Volcano Lava Destroys Homes in Hawaii as Officials Say There's 'No Sign of Things Slowing Down'

Neighborhoods on Hawaii’s Big Island looked less like paradise and more like a nightmare after the Kilauea volcano erupted last Thursday.

Ten fissures — cracks in the earth — have emerged and continue to spew lava and hazardous fumes in the Leilani Estates neighborhood, according to an update from the Civil Defense Agency on Sunday. Photos show the volcanic matter shooting dozens of feet into the air and magma destroying anything in its path as it flows.

“Lava is so hot that it can ignite things before it touches them,” United States Geological Survey volcanologist Wendy Stovall told CNN.

The Civil Defense Agency said 26 homes had been destroyed as of Sunday evening, as Hawaii County civil defense administrator Talmadge Magno warned there was “no sign of things slowing down.”

“That’s the sad part about it,” Magno told CBS News. “It could be happening for a long time, or on the other hand, like I said, mysteriously it could just end.”

Although over 1,700 Hawaii residents have been ordered to evacuate, CNN reported, some are hesitant to leave their homes. But in addition to the lava and toxic fumes, the area is also susceptible to increased earthquake activity.

David Burlingame, who lives just two miles from Leilani Estates, told the Washington Post that he “watched my house just shake back and forth” during one of the earthquakes that came in the aftermath of the eruption.

Hawai’i Volcanoes National Park closed for two days after the eruption due to earthquake activity, re-opening in limited capacity on Sunday.

Residents of affected areas were permitted to return to their homes during daytime hours to check for damage and collect important belongings, according to the Post.

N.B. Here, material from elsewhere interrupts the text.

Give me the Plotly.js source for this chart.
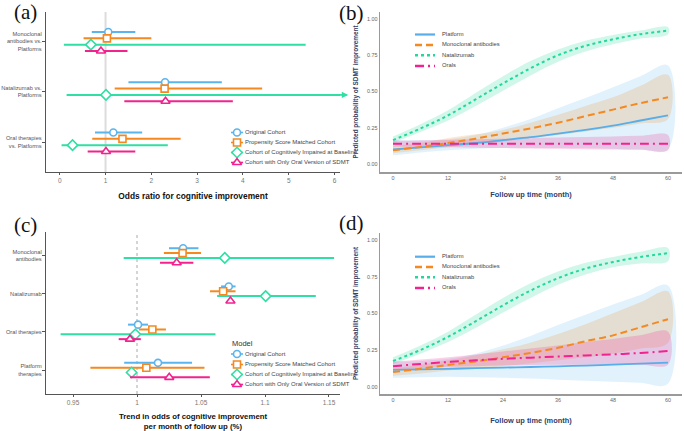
<!DOCTYPE html>
<html><head><meta charset="utf-8">
<script src="https://cdn.plot.ly/plotly-3.0.1.min.js"></script>
<style>html,body{margin:0;padding:0;background:#fff}</style>
</head><body><div id="chart" style="width:684px;height:431px"></div>
<script>
// ---------------- DATA ----------------
const seriesNames = ["Original Cohort","Propensity Score Matched Cohort","Cohort of Cognitively Impaired at Baseline","Cohort with Only Oral Version of SDMT"];

// Panel (a): odds ratio for cognitive improvement
const groupsA = ["Monoclonal<br>antibodies vs.<br>Platforms","Natalizumab vs.<br>Platforms","Oral therapies<br>vs. Platforms"];
const origA   = [1.06, 2.30, 1.17];
const origALo = [0.70, 1.50, 0.77];
const origAHi = [1.65, 3.54, 1.80];
const psmA    = [1.03, 2.29, 1.37];
const psmALo  = [0.52, 1.20, 0.71];
const psmAHi  = [2.00, 4.42, 2.64];
const ciA     = [0.68, 1.01, 0.28];
const ciALo   = [0.09, 0.15, 0.04];
const ciAHi   = [5.37, 11.8, 2.36];
const oralA   = [0.90, 2.31, 1.01];
const oralALo = [0.55, 1.41, 0.61];
const oralAHi = [1.48, 3.78, 1.65];

// Panel (c): trend in odds per month
const groupsC = ["Monoclonal<br>antibodies","Natalizumab","Oral therapies","Platform<br>therapies"];
const origC   = [1.036, 1.0717, 1.0008, 1.0164];
const origCLo = [1.025, 1.0657, 0.993, 0.990];
const origCHi = [1.048, 1.077, 1.0086, 1.043];
const psmC    = [1.0356, 1.0673, 1.012, 1.0073];
const psmCLo  = [1.021, 1.057, 1.0016, 0.9636];
const psmCHi  = [1.050, 1.077, 1.0226, 1.0527];
const ciC     = [1.0686, 1.1005, 0.9987, 0.9958];
const ciCLo   = [0.9896, 1.0626, 0.9403, 0.9958];
const ciCHi   = [1.154, 1.1397, 1.0613, 0.9958];
const oralC   = [1.031, 1.073, 0.9945, 1.0252];
const oralCLo = [1.018, 1.073, 0.9857, 0.9945];
const oralCHi = [1.044, 1.073, 1.003, 1.0569];

// Panels (b),(d): predicted probability of SDMT improvement
const months = [0, 6, 12, 18, 24, 30, 36, 42, 48, 54, 60];
const curveNames = ["Platform","Monoclonal antibodies","Natalizumab","Orals"];
// (b)
const platB   = [0.100,0.115,0.130,0.145,0.165,0.185,0.210,0.235,0.265,0.300,0.335];
const platBLo = [0.060,0.080,0.095,0.105,0.110,0.110,0.110,0.110,0.105,0.100,0.100];
const platBHi = [0.165,0.165,0.170,0.200,0.250,0.310,0.385,0.455,0.530,0.605,0.680];
const monoB   = [0.095,0.118,0.145,0.175,0.210,0.245,0.285,0.330,0.375,0.420,0.460];
const monoBLo = [0.075,0.095,0.115,0.135,0.155,0.180,0.200,0.225,0.250,0.280,0.310];
const monoBHi = [0.125,0.145,0.180,0.205,0.235,0.285,0.340,0.400,0.460,0.540,0.615];
const nataB   = [0.165,0.245,0.335,0.445,0.555,0.660,0.750,0.815,0.860,0.895,0.920];
const nataBLo = [0.145,0.220,0.300,0.400,0.505,0.610,0.705,0.775,0.825,0.865,0.895];
const nataBHi = [0.190,0.275,0.370,0.490,0.605,0.710,0.790,0.850,0.890,0.920,0.945];
const oralB   = [0.140,0.140,0.140,0.139,0.139,0.139,0.139,0.139,0.139,0.139,0.139];
const oralBLo = [0.120,0.118,0.115,0.112,0.110,0.107,0.105,0.102,0.100,0.098,0.095];
const oralBHi = [0.160,0.163,0.166,0.170,0.174,0.178,0.182,0.186,0.190,0.195,0.200];
// (d)
const platD   = [0.115,0.118,0.122,0.126,0.130,0.134,0.139,0.144,0.150,0.157,0.164];
const platDLo = [0.060,0.065,0.068,0.065,0.060,0.055,0.048,0.040,0.034,0.027,0.020];
const platDHi = [0.170,0.175,0.190,0.225,0.280,0.345,0.420,0.490,0.560,0.625,0.690];
const monoD   = [0.100,0.122,0.148,0.172,0.200,0.230,0.265,0.310,0.350,0.405,0.460];
const monoDLo = [0.075,0.090,0.110,0.125,0.140,0.160,0.180,0.200,0.225,0.260,0.300];
const monoDHi = [0.125,0.150,0.180,0.215,0.255,0.300,0.360,0.425,0.500,0.575,0.650];
const nataD   = [0.175,0.250,0.340,0.445,0.555,0.655,0.740,0.805,0.850,0.885,0.910];
const nataDLo = [0.155,0.225,0.305,0.400,0.505,0.605,0.695,0.765,0.815,0.840,0.855];
const nataDHi = [0.200,0.280,0.375,0.490,0.605,0.705,0.785,0.845,0.885,0.920,0.945];
const oralD   = [0.140,0.155,0.168,0.180,0.190,0.198,0.205,0.213,0.220,0.230,0.243];
const oralDLo = [0.110,0.125,0.135,0.140,0.145,0.148,0.150,0.150,0.150,0.150,0.150];
const oralDHi = [0.170,0.185,0.200,0.220,0.240,0.260,0.280,0.305,0.325,0.350,0.375];

// ---------------- STYLE ----------------
const W = 684, H = 431;
const FONT = "Liberation Sans, Arial, sans-serif";
const cBlue = "#5AB4EE", cOrange = "#F5891F", cGreen = "#2FDFA3", cPink = "#F2228E";
const ptColors = [cBlue, cOrange, cGreen, cPink];
const ptSymbols = ["circle","square","diamond","triangle-up"];
const ptSizes = [7, 7, 8, 8];
const dodge = [-0.19, -0.063, 0.063, 0.19];
const slate = "#2F4068";

const dx = (l, r) => [l / W, r / W];
const dy = (t, b) => [1 - b / H, 1 - t / H];

const traces = [];

function forest(xa, ya, vals, los, his) {
  for (let s = 0; s < 4; s++) {
    const v = vals[s], lo = los[s], hi = his[s];
    traces.push({
      type: "scatter", mode: "markers", xaxis: xa, yaxis: ya, showlegend: false, hoverinfo: "skip",
      x: v, y: v.map((_, g) => g + dodge[s]),
      error_x: { type: "data", symmetric: false, array: v.map((d, i) => hi[i] - d), arrayminus: v.map((d, i) => d - lo[i]),
                 width: 0, thickness: 2, color: ptColors[s] },
      marker: { symbol: ptSymbols[s], size: ptSizes[s], color: "white", line: { color: ptColors[s], width: 1.6 } }
    });
  }
}
forest("x", "y", [origA, psmA, ciA, oralA], [origALo, psmALo, ciALo, oralALo], [origAHi, psmAHi, ciAHi, oralAHi]);
forest("x3", "y3", [origC, psmC, ciC, oralC], [origCLo, psmCLo, ciCLo, oralCLo], [origCHi, psmCHi, ciCHi, oralCHi]);

const curveColors = ["#58AEE8", cOrange, "#22D99A", cPink];
const bandFills = ["rgba(120,195,242,0.22)", "rgba(240,140,40,0.2)", "rgba(46,220,160,0.22)", "rgba(240,40,150,0.22)"];
const dashes = ["solid", "7px,4px", "3px,3px", "9px,4px,2px,4px"];
const widths = [1.8, 2, 2, 2];

function curves(xa, ya, mids, los, his) {
  for (let s = 0; s < 4; s++) {
    traces.push({
      type: "scatter", mode: "lines", xaxis: xa, yaxis: ya, showlegend: false, hoverinfo: "skip",
      x: months.concat(months.slice().reverse()),
      y: los[s].concat(his[s].slice().reverse()),
      fill: "toself", fillcolor: bandFills[s], line: { width: 0, shape: "spline" }
    });
  }
  for (let s = 0; s < 4; s++) {
    traces.push({
      type: "scatter", mode: "lines", xaxis: xa, yaxis: ya, showlegend: false, hoverinfo: "skip",
      x: months, y: mids[s], line: { color: curveColors[s], width: widths[s], dash: dashes[s], shape: "spline" }
    });
  }
}
curves("x2", "y2", [platB, monoB, nataB, oralB], [platBLo, monoBLo, nataBLo, oralBLo], [platBHi, monoBHi, nataBHi, oralBHi]);
curves("x4", "y4", [platD, monoD, nataD, oralD], [platDLo, monoDLo, nataDLo, oralDLo], [platDHi, monoDHi, nataDHi, oralDHi]);

// ---------------- LEGENDS (compact, drawn in helper subplots in px units) ----------------
const legendAxes = {};
function legendBox(id, l, t, w, h) {
  legendAxes["xaxis" + id] = { domain: dx(l, l + w), range: [0, w], visible: false, fixedrange: true, anchor: "y" + id };
  legendAxes["yaxis" + id] = { domain: dy(t, t + h), range: [h, 0], visible: false, fixedrange: true, anchor: "x" + id };
}
function markerLegend(id, rowY) {
  for (let s = 0; s < 4; s++) {
    traces.push({
      type: "scatter", mode: "markers", xaxis: "x" + id, yaxis: "y" + id, showlegend: false, hoverinfo: "skip",
      x: [9], y: [rowY[s]],
      error_x: { type: "constant", value: 6, width: 0, thickness: 1.6, color: ptColors[s] },
      marker: { symbol: ptSymbols[s], size: ptSizes[s], color: "white", line: { color: ptColors[s], width: 1.6 } }
    });
  }
  traces.push({
    type: "scatter", mode: "text", xaxis: "x" + id, yaxis: "y" + id, showlegend: false, hoverinfo: "skip",
    x: rowY.map(() => 17), y: rowY, text: seriesNames, textposition: "middle right",
    textfont: { family: FONT, size: 6, color: "#444" }, cliponaxis: false
  });
}
function lineLegend(id, rowY) {
  for (let s = 0; s < 4; s++) {
    traces.push({
      type: "scatter", mode: "lines", xaxis: "x" + id, yaxis: "y" + id, showlegend: false, hoverinfo: "skip",
      x: [7, 27], y: [rowY[s], rowY[s]], line: { color: curveColors[s], width: widths[s] + 0.4, dash: dashes[s] }
    });
  }
  traces.push({
    type: "scatter", mode: "text", xaxis: "x" + id, yaxis: "y" + id, showlegend: false, hoverinfo: "skip",
    x: rowY.map(() => 34), y: rowY, text: curveNames, textposition: "middle right",
    textfont: { family: FONT, size: 5.8, color: "#444" }, cliponaxis: false
  });
}
legendBox(5, 228, 125, 117, 45);  markerLegend(5, [7.5, 17.5, 27.5, 37.5]);
legendBox(6, 228, 338, 117, 52);  markerLegend(6, [16, 26.5, 36.5, 46.5]);
legendBox(7, 408, 28, 100, 45);   lineLegend(7, [6.5, 17, 27.3, 38]);
legendBox(8, 408, 250, 100, 45);  lineLegend(8, [6.7, 17, 27.3, 38]);

// ---------------- AXES ----------------
const forestX = (dom, range, tv, anchor, title, so, fs) => ({
  domain: dom, range: range, anchor: anchor, tickvals: tv, showgrid: false, zeroline: false,
  showline: true, linecolor: "#555", linewidth: 1.2, ticks: "outside", ticklen: 2, tickcolor: "#555",
  tickfont: { family: FONT, size: 6.5, color: "#777" },
  title: { text: title, font: { family: FONT, size: fs, color: "#111", weight: "bold" }, standoff: so }
});
const forestY = (dom, range, tt, anchor) => ({
  domain: dom, range: range, anchor: anchor, tickvals: tt.map((_, i) => i), ticktext: tt,
  showgrid: false, zeroline: false, showline: true, linecolor: "#555", linewidth: 1.2,
  ticks: "outside", ticklen: 3, tickcolor: "#555", ticklabelstandoff: -1,
  tickfont: { family: FONT, size: 5.7, color: "#555" }
});
const probX = (dom, anchor, so) => ({
  domain: dom, range: [-2.84, 63.06], anchor: anchor, tickvals: [0, 12, 24, 36, 48, 60], showgrid: false, zeroline: false,
  showline: true, linecolor: "#9a9a9a", linewidth: 1.5, ticks: "", tickfont: { family: FONT, size: 5.4, color: "#666" },
  title: { text: "Follow up time (month)", font: { family: FONT, size: 7.4, color: slate, weight: "bold" }, standoff: so }
});
const probY = (dom, range, anchor) => ({
  domain: dom, range: range, anchor: anchor, tickvals: [0, 0.25, 0.5, 0.75, 1], tickformat: ".2f", showgrid: false, zeroline: false,
  showline: true, linecolor: "#9a9a9a", linewidth: 1.5, ticks: "", tickfont: { family: FONT, size: 5.4, color: "#666" },
  title: { text: "Predicted probability of SDMT improvement", font: { family: FONT, size: 6.4, color: slate, weight: "bold" }, standoff: 7 }
});

const panelFont = { family: "Liberation Serif, serif", size: 21, color: "#111" };
const layout = Object.assign({
  width: W, height: H, margin: { l: 0, r: 0, t: 0, b: 0 }, paper_bgcolor: "white", plot_bgcolor: "white",
  showlegend: false, font: { family: FONT },
  xaxis: forestX(dx(46, 340), [-0.3, 6.12], [0, 1, 2, 3, 4, 5, 6], "y", "Odds ratio for cognitive improvement", 10, 8.4),
  yaxis: forestY(dy(12, 172), [2.597, -0.587], groupsA, "x"),
  xaxis2: probX(dx(380, 682), "y2", 12),
  yaxis2: probY(dy(12, 172), [-0.055, 1.048], "x2"),
  xaxis3: forestX(dx(46, 340), [0.9289, 1.1586], [0.95, 1.00, 1.05, 1.10, 1.15], "y3",
                  "Trend in odds of cognitive improvement<br>per month of follow up (%)", 9, 7.8),
  yaxis3: forestY(dy(232, 394), [3.626, -0.615], groupsC, "x3"),
  xaxis4: probX(dx(380, 682), "y4", 16),
  yaxis4: probY(dy(233, 394), [-0.05, 1.048], "x4"),
  shapes: [
    { type: "line", xref: "x", yref: "y domain", x0: 1, x1: 1, y0: 0, y1: 1, line: { color: "#dcdcdc", width: 2 }, layer: "below" },
    { type: "line", xref: "x3", yref: "y3 domain", x0: 1, x1: 1, y0: 0, y1: 1, line: { color: "#aaaaaa", width: 1, dash: "dot" }, layer: "below" }
  ],
  annotations: [
    { xref: "paper", yref: "paper", x: 25 / W, y: 1 - 12 / H, xanchor: "center", yanchor: "middle", text: "(a)", showarrow: false, font: panelFont },
    { xref: "paper", yref: "paper", x: 351 / W, y: 1 - 13 / H, xanchor: "center", yanchor: "middle", text: "(b)", showarrow: false, font: panelFont },
    { xref: "paper", yref: "paper", x: 25 / W, y: 1 - 225 / H, xanchor: "center", yanchor: "middle", text: "(c)", showarrow: false, font: panelFont },
    { xref: "paper", yref: "paper", x: 351 / W, y: 1 - 223 / H, xanchor: "center", yanchor: "middle", text: "(d)", showarrow: false, font: panelFont },
    { xref: "paper", yref: "paper", x: 230 / W, y: 1 - 343 / H, text: "Model", showarrow: false, xanchor: "left", yanchor: "middle", font: { family: FONT, size: 7.5, color: "#333" } },
    // arrow for truncated CI of natalizumab (cognitively impaired cohort)
    { xref: "x", yref: "y", x: 6.3, y: 1 + dodge[2], axref: "x", ayref: "y", ax: 6.0, ay: 1 + dodge[2], text: "",
      showarrow: true, arrowhead: 2, arrowsize: 0.8, arrowwidth: 1.6, arrowcolor: cGreen }
  ]
}, legendAxes);

Plotly.newPlot("chart", traces, layout, { displayModeBar: false, staticPlot: true });
</script></body></html>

Some believe the disaster is just Hawaiian volcanic goddess Pele reclaiming her land, in tradition with local folklore.

“The way I kind of look at it is, the land doesn’t really belong to us. It belongs to Pele,” Jordan Sonner, a realtor, told the Washington Post. “We get to live on it while we can, and if she wants it back, she’ll take it. I have good insurance.”

The burst came after hundreds of earthquakes rattled the area for days, with a magnitude 5.0 quake recorded shortly before Thursday’s explosion, according to the Associated Press. The quakes were triggered after the Puu Oo crater floor began to collapse last Monday.

Kilauea’s Puu Oo cone initially erupted in 1983, and lava has continued to flow since, destroying homes in the ’80s, in 1990, and even in 2014, according to the New York Times.